Report: Interim consumer chief considered The Obama administration is considering appointing legal scholar Elizabeth Warren to run a new consumer bureau on a temporary basis to avoid a potentially bruising confirmation battle in the Senate, the New York Times reported. The Consumer Financial Protection Bureau is to be led by a director appointed by the president with the consent of the Senate. The Times, citing unnamed people briefed on the appointment process, said the White House was exploring ways to have Warren run the bureau without enduring a confirmation battle.
Harley workers OK concessionary contract Harley-Davidson Inc.'s three Wisconsin unions approved a labor contract laden with steep concessions, reacting defensively after the motorcycle company threatened to move hundreds of jobs out of the state. The proposed deal freezes employees' pay, slashes hundreds of production jobs and assigns large volumes of work to part-time workers. But it also saves hundreds of other jobs. About 1,140 union members from a suburban Milwaukee plant voted, approving the contract by 55 to 45 percent. In northern Wisconsin, 293 workers at the Tomahawk plant voted, approving it 73 to 27 percent.
Airlines' July on-time rate down from year ago U.S. airlines were late more often in July than a year earlier, but there were only three planes stuck for more than three hours, the government said. Although there were more late flights in July, the on-time rate for the country's biggest airlines in the first seven months of this year was the third best in 16 years. The nation's largest airlines operated 76.7 percent of flights on time in July, down from 77.6 percent in July 2009. The on-time rate in July was better than the month before, as incidents of severe weather that delayed planes declined.
HP to spend $1.5B for network security firm Hewlett-Packard Co. wants to have the answer to all of its customers' technology problems. So it is buying network security provider ArcSight Inc. to help them respond to the growing threat posed by hackers, computer viruses and digital fraud. The $1.5 billion deal extends HP's recent spate of acquisitions and could help signal that even after ousting CEO Mark Hurd, it hasn't lost its footing in the effort to win fatter profit margins beyond the personal-computer business. Shares of HP, based in Palo Alto, Calif., added 8 cents to $38.28.
Dollar Thrifty accepts sweetened Hertz bid Dollar Thrifty has accepted a new bid of about $1.43 billion from Hertz, which is battling Avis to acquire the rental car company and a bigger stake of the vacationers' market. Dollar Thrifty Automotive Group Inc.'s board said late Sunday that it accepted Hertz Global Holdings Inc.'s new $50-per-share offer -- up from the $41 it offered in April -- and amended the companies' merger agreement. The offer was made in an attempt to thwart a $1.3 billion counteroffer by Avis Budget Group Inc.

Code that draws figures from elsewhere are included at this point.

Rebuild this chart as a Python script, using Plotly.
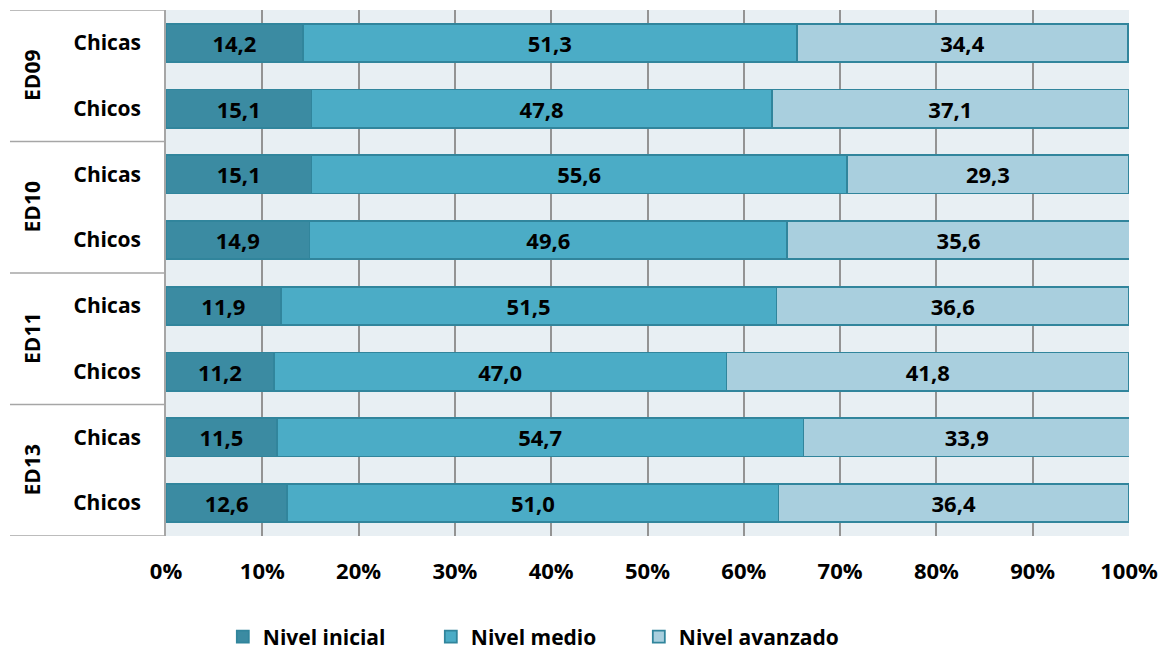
import plotly.graph_objects as go

groups = ["ED09", "ED09", "ED10", "ED10", "ED11", "ED11", "ED13", "ED13"]
sexes = ["Chicas", "Chicos", "Chicas", "Chicos", "Chicas", "Chicos", "Chicas", "Chicos"]
nivel_inicial = [14.2, 15.1, 15.1, 14.9, 11.9, 11.2, 11.5, 12.6]
nivel_medio = [51.3, 47.8, 55.6, 49.6, 51.5, 47.0, 54.7, 51.0]
nivel_avanzado = [34.4, 37.1, 29.3, 35.6, 36.6, 41.8, 33.9, 36.4]
series_names = ["Nivel inicial", "Nivel medio", "Nivel avanzado"]
x_ticks = [0, 10, 20, 30, 40, 50, 60, 70, 80, 90, 100]

colors = ["#3B8BA2", "#4BACC6", "#A9CFDE"]
outline = "#31859C"
FONT = "Open Sans"
bold_font = dict(family=FONT, size=21, color="black", weight="bold")
label_font = dict(family=FONT, size=22, color="black", weight="bold")

cats = [f"{g} {s}" for g, s in zip(groups, sexes)]

fig = go.Figure()
for name, vals, col in zip(series_names, [nivel_inicial, nivel_medio, nivel_avanzado], colors):
    fig.add_trace(go.Bar(
        y=cats, x=vals, name=name, orientation="h",
        marker=dict(color=col, line=dict(color=outline, width=1.8)),
        text=[f"{v:.1f}".replace(".", ",") for v in vals],
        textposition="inside", insidetextanchor="middle",
        textfont=label_font,
        constraintext="none",
        hoverinfo="skip",
    ))

# group separators and labels on the left
unique_groups = []
for g in groups:
    if g not in unique_groups:
        unique_groups.append(g)

line_color = "#A6A6A6"
x_left = -0.162
boundaries = [-0.5]
for g in unique_groups:
    idx = [i for i, gg in enumerate(groups) if gg == g]
    boundaries.append(max(idx) + 0.5)
    fig.add_annotation(
        x=-0.139, xref="paper", y=(min(idx) + max(idx)) / 2, yref="y",
        xanchor="center", yanchor="middle",
        text=g, textangle=-90, showarrow=False,
        font=bold_font,
    )
for b in boundaries:
    fig.add_shape(type="line", xref="paper", yref="y", x0=x_left, x1=0, y0=b, y1=b,
                  line=dict(color=line_color, width=1.5))

fig.update_layout(
    width=1166, height=650,
    margin=dict(l=166, r=37, t=10, b=114, autoexpand=False),
    barmode="stack", bargap=0.42,
    paper_bgcolor="white", plot_bgcolor="#E8EFF3",
    font=bold_font,
    showlegend=True,
    legend=dict(orientation="h", x=0.059, xanchor="left", y=-0.192, yanchor="middle",
                font=bold_font, traceorder="normal",
                entrywidth=163, entrywidthmode="pixels"),
)
fig.update_xaxes(
    range=[0, 100], tickvals=x_ticks, ticktext=[f"{t}%" for t in x_ticks],
    showgrid=True, gridcolor="#939393", gridwidth=1.8,
    zeroline=False, showline=False, ticks="", ticklabelstandoff=20,
    tickfont=label_font, automargin=False,
)
fig.update_yaxes(
    type="category", categoryorder="array", categoryarray=cats,
    range=[7.5, -0.5], tickvals=cats, ticktext=sexes,
    showgrid=False, showline=True, linecolor=line_color, linewidth=1.5,
    ticks="", ticklabelstandoff=19,
    tickfont=bold_font, automargin=False,
)

fig.write_html(
    "out.html",
    config={"displayModeBar": False},
    post_script="document.body.style.margin='0';document.body.style.overflow='hidden';",
)
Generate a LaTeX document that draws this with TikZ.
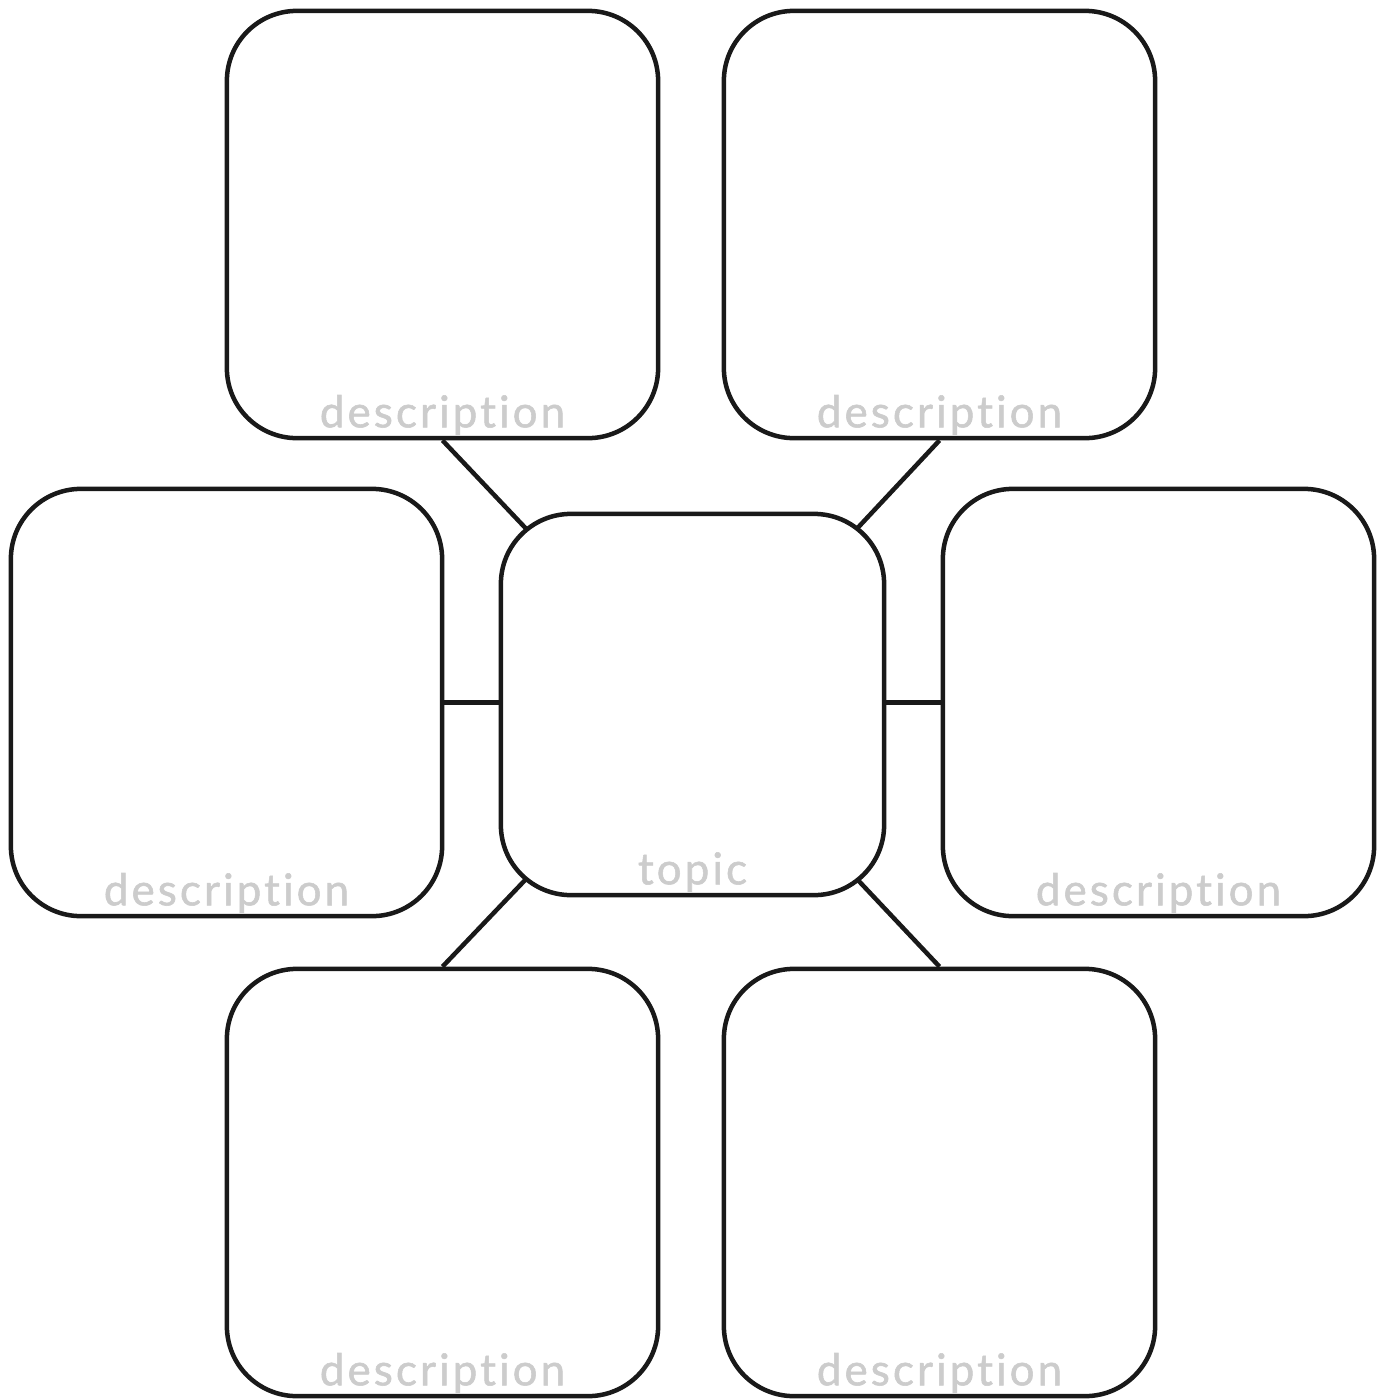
\documentclass[tikz,border=0pt]{standalone}
\usepackage{fontspec}
\newfontfamily\labelfont[LetterSpace=7, Ligatures=NoCommon, FakeBold=1.2]{Lato}
\usetikzlibrary{backgrounds}
\begin{document}
\begin{tikzpicture}[x=0.01cm, y=-0.01cm,
    box/.style={draw=black!90, line width=0.045cm, fill=white, rounded corners=0.7cm,
        minimum width=4.31cm, minimum height=4.27cm, inner sep=0pt},
    topicbox/.style={box, minimum width=3.83cm, minimum height=3.81cm},
    tag/.style={anchor=base, yshift=0.13cm, text=black!20, font=\labelfont\fontsize{12.5}{14}\selectfont},
    link/.style={line width=0.045cm, black!90}]
    % Rahmen
    \useasboundingbox (0, 0) rectangle (1380, 1399);
    % Thema in der Mitte
    \node[topicbox] (topic) at (692.5, 704.5) {};
    \node[tag] at (topic.south) {topic};
    % Beschreibungen rundherum
    \node[box] (d1) at (442.5, 224.5) {};
    \node[box] (d2) at (939.5, 224.5) {};
    \node[box] (d3) at (226.5, 702.5) {};
    \node[box] (d4) at (1158.5, 702.5) {};
    \node[box] (d5) at (442.5, 1182.5) {};
    \node[box] (d6) at (939.5, 1182.5) {};
    \foreach \d in {d1, d2, d3, d4, d5, d6}
        \node[tag] at (\d.south) {description};
    % Verbindungslinien
    \begin{scope}[on background layer]
        \draw[link] (d1.south) -- (topic.center);
        \draw[link] (d2.south) -- (topic.center);
        \draw[link] (d3.east) -- (d3.east -| topic.west);
        \draw[link] (d4.west) -- (d4.west -| topic.east);
        \draw[link] (d5.north) -- (topic.center);
        \draw[link] (d6.north) -- (topic.center);
    \end{scope}
\end{tikzpicture}
\end{document}
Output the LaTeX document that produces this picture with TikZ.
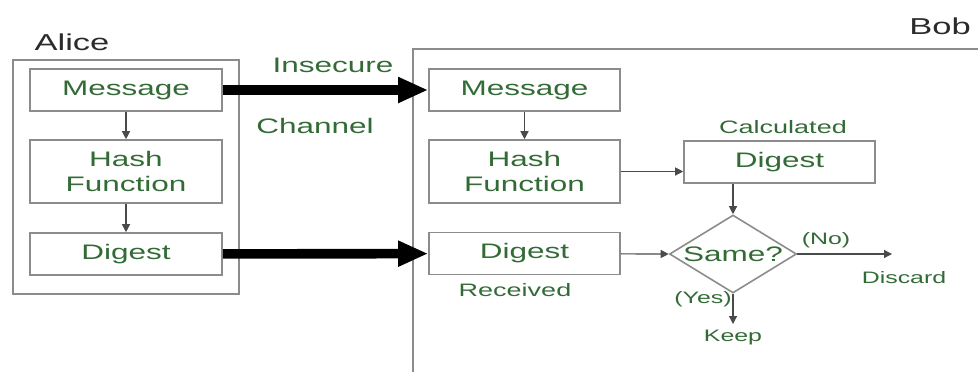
\documentclass[tikz,border=0pt]{standalone}
\usepackage{fontspec}
\setmainfont{Liberation Sans}[FakeStretch=1.5]
\usepackage{xcolor}
\usetikzlibrary{positioning,arrows.meta,shapes.geometric}
\definecolor{ink}{HTML}{336B36}
\definecolor{edge}{HTML}{8C8C8C}
\definecolor{wire}{HTML}{4A4A4A}
\definecolor{dark}{HTML}{2B2B2B}
\tikzset{
  box/.style={draw=edge,line width=0.8pt,minimum width=96pt,minimum height=21pt,inner sep=0pt,
    text=ink,align=center,font=\fontsize{10.5}{12.5}\selectfont},
  tall/.style={box,minimum height=31.5pt},
  frame/.style={draw=edge,line width=0.8pt},
  lbl/.style={inner sep=0pt,text=ink,font=\fontsize{9}{10}\selectfont},
  tiny/.style={inner sep=0pt,text=ink,font=\fontsize{8.3}{9}\selectfont},
  who/.style={inner sep=0pt,text=dark,font=\fontsize{11.5}{13}\selectfont},
  arr/.style={-{Triangle[length=4pt,width=4pt]},line width=0.6pt,wire},
  fat/.style={-{Triangle[length=15pt,width=12pt]},line width=4.8pt,black},
}
\begin{document}
\begin{tikzpicture}[x=0.5pt,y=-0.5pt]
\useasboundingbox (0,0) rectangle (978,372);
% Alice side
\draw[frame] (13,60) rectangle (239,294);
\node[who] (alice) at (72,42) {Alice};
\node[box] (amsg) at (126,90) {Message};
\node[tall] (ahash) at (126,171.5) {Hash\\Function};
\node[box] (adig) at (126,254) {Digest};
\draw[arr] (amsg) -- (ahash);
\draw[arr] (ahash) -- (adig);
% channel
\node[who,text=ink,font=\fontsize{10.5}{12}\selectfont] (insec) at (333,65) {Insecure};
\node[who,text=ink,font=\fontsize{10.5}{12}\selectfont] (chan) at (315,126) {Channel};
% Bob side
\draw[frame] (413,372) |- (978,49);
\node[who] (bob) at (940,26) {Bob};
\node[box,minimum width=95.5pt] (bmsg) at (524.5,90) {Message};
\node[tall,minimum width=95.5pt] (bhash) at (524.5,171.5) {Hash\\Function};
\node[box,minimum width=95.5pt] (bdig) at (524.5,253.5) {Digest};
\node[lbl] (recv) at (515,290) {Received};
\node[box,minimum width=95.5pt] (cdig) at (779.5,162) {Digest};
\node[lbl] (calc) at (783,127) {Calculated};
\node[diamond,draw=edge,line width=0.8pt,minimum width=63.5pt,minimum height=39pt,inner sep=0pt,
  label={[box,draw=none,minimum width=0pt,minimum height=0pt]center:Same?}] (same) at (733,254) {};
\coordinate (cut) at (892,254);
\coordinate (keep) at (733,324);
\node[tiny] (no) at (826,240) {(No)};
\node[tiny] (disc) at (904,278) {Discard};
\node[tiny] (yes) at (703,299) {(Yes)};
\node[tiny] (kp) at (733,337) {Keep};
\draw[fat] (amsg) -- (bmsg);
\draw[fat] (adig) -- (bdig);
\draw[arr] (bmsg) -- (bhash);
\draw[arr] (bhash.east) -- (bhash.east -| cdig.west);
\draw[arr] (same.north |- cdig.south) -- (same.north);
\draw[arr] (bdig) -- (same.west);
\draw[arr] (same.east) -- (cut);
\draw[arr] (same.south) -- (keep);
\end{tikzpicture}
\end{document}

For seafood at Whole Foods, green is good Whole Foods Market Inc. launched a new color-coded rating program that measures the environmental impact of its wild-caught seafood. Similar to a stoplight, seafood is given a green, yellow or red rating. A green rating indicates the species is relatively abundant and is caught in environmentally friendly ways. Yellow means some concerns exist with the species' status or the methods by which it was caught. And a red rating means the species is suffering from overfishing, or the methods used to catch it harm other marine life or habitats.
YouTube experimenting with live streaming YouTube is making its long-expected foray into live streaming by launching an experimental trial with four new media partners. The new live streaming platform will be previewed in a two-day trial, but is expected to later grow considerably across the Google Inc.-owned website. Four YouTube partners will participate: the celebrity-focused Young Hollywood; the online television outlet Next New Networks; the how-to guide Howcast; and Rocketboom, the Internet culture vlog.
Tribune creditors seeking to sue Sam Zell Tribune Co.'s junior creditors are asking a bankruptcy judge for the right to sue Sam Zell and others involved in his 2007 buyout that left the company loaded with debt. The request made by the official committee of unsecured creditors came in a court filing, though it did not signal an imminent lawsuit. The committee said the unsecured creditors do not want to interfere with ongoing negotiations with Tribune over its Chapter 11 reorganization plan.